Após ser indicada ao Oscar pela brilhante performance em “Transamérica”, Huffman mostra em Lily uma personagem insegura que, mais tarde, aparenta ser tão conturbada quanto sua filha. Por ter crescido com a sensação de que faltava algo em sua vida, Lily mostra-se a mais incompleta das três, tendo que viver com uma mãe que não se entende bem e uma filha revoltada que, talvez, seja um reflexo de uma administração materna insatisfatória. No caso de Lohan, a garota consegue criar uma personagem diferente de tudo que já viveu, esquecendo o rostinho angelical para aparentar carisma e investindo em uma pseudo femme fatale conturbada e sem regras. Bastante a vontade em cena, Lohan acerta no timing da comédia e sabe variar as nuances do drama, sendo uma personagem quase imprevisível. A atriz e cantora tem demonstrado um talento que vem sendo moldado em seus últimos trabalhos. Após ter se destacado desde sua aparição em “Meninas Malvadas”, Lohan quase pode ser relacionada a comédias teens, mas em “Georgia Rule” mostra que pode apelar para outras vertentes em trabalhos futuros. Em alguns momentos da vida de Rachel, particularmente me questionei se ali não tinha muito da própria Lindsay, que vem se envolvendo em constantes escândalos comportamentais. Quem sabe tenha sido por isso tal excelência na atuação, mas prefiro dar os méritos de que ela ainda é uma das grandes promessas da nova geração de Hollywood.

Dispondo de um texto escrito por Mark Andrus, de filmes como “Tempo de Recomeçar” e “Melhor é Impossível”, o diretor Garry Marshall, famoso por ter levado às telonas o clássico “Uma Linda Mulher” e a franquia “O Diário da Princesa”, faz um trabalho quase inexistente. Sabe aqueles filmes que são conduzidos somente pelos atores e o rumo que seus personagens vão tendo, parecendo quase não existir um toque da direção? Pois é neste âmbito que “Georgia Rule” se encaixa. Sem ousar em cenas que poderiam ter tido um aproveitamento bem melhor no longa, Marshall faz um trabalho comum, o que é uma pena, já que muito de “Georgia Rule” poderia ser melhorado. Quanto ao roteiro de Andrus, a melhor iniciativa posta no enredo foi em construir personagens espontâneas que não abusam de piadas piegas e divertem por estarem vivendo conflitos diversos, ao mesmo tempo que dá um novo toque a tais conflitos. Quando as protagonistas alcançam seus extremos, aí sim que percebemos a boa construção feita por cada atriz, sem parecer um melodrama convencional. Por mais que, em alguns momentos, a trama se torne óbvia, o fator dramático e a consciência de que aqueles personagens precisam se encontrar uns com os outros, estimula o interesse do espectador até o final. O jeito como as coisas caminham, por mais que sofra um pouco com algumas cenas arrastadas, facilita a simpatia da história que, ao se fechar, dá uma sensação de alívio e provoca ensinamentos pessoais.

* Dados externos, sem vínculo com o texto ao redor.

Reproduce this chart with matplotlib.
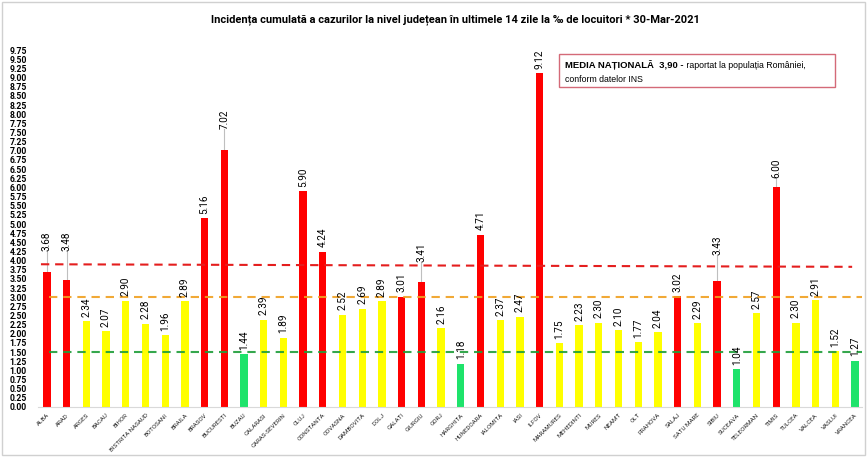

Sem seguir a intenção de se destacar na parte sonora ou fotográfica, “Georgia Rule” mostra-se uma dramédia descontraída para se conferir, onde aborda conflitos familiares de uma forma mais contemporânea e sem medo de sacrificar os personagens que, claro, acabam com a redenção. De qualquer forma, nada parece ser forçadamente construído para que os problemas sejam resolvidos, deixando a cargo da personalidade de cada personagem em cena conseguir fazer com que a história ganhe sentido. Com o único compromisso de entreter e ensinar algumas regras, sobretudo a do amor da família, “Georgia Rule” fala de amor, de perversão, de (auto)confiança, de crenças, costumes e, acima de tudo, de uma sociedade marcada pela insatisfação, que só é resolvida quando algo grave vem à tona, revelando os verdadeiros sentimentos dos envolvidos. O longa remete a conceitos de família com um humor apurado e carisma inquestionáveis, revelando-se uma boa pedida para uma tarde de sábado qualquer.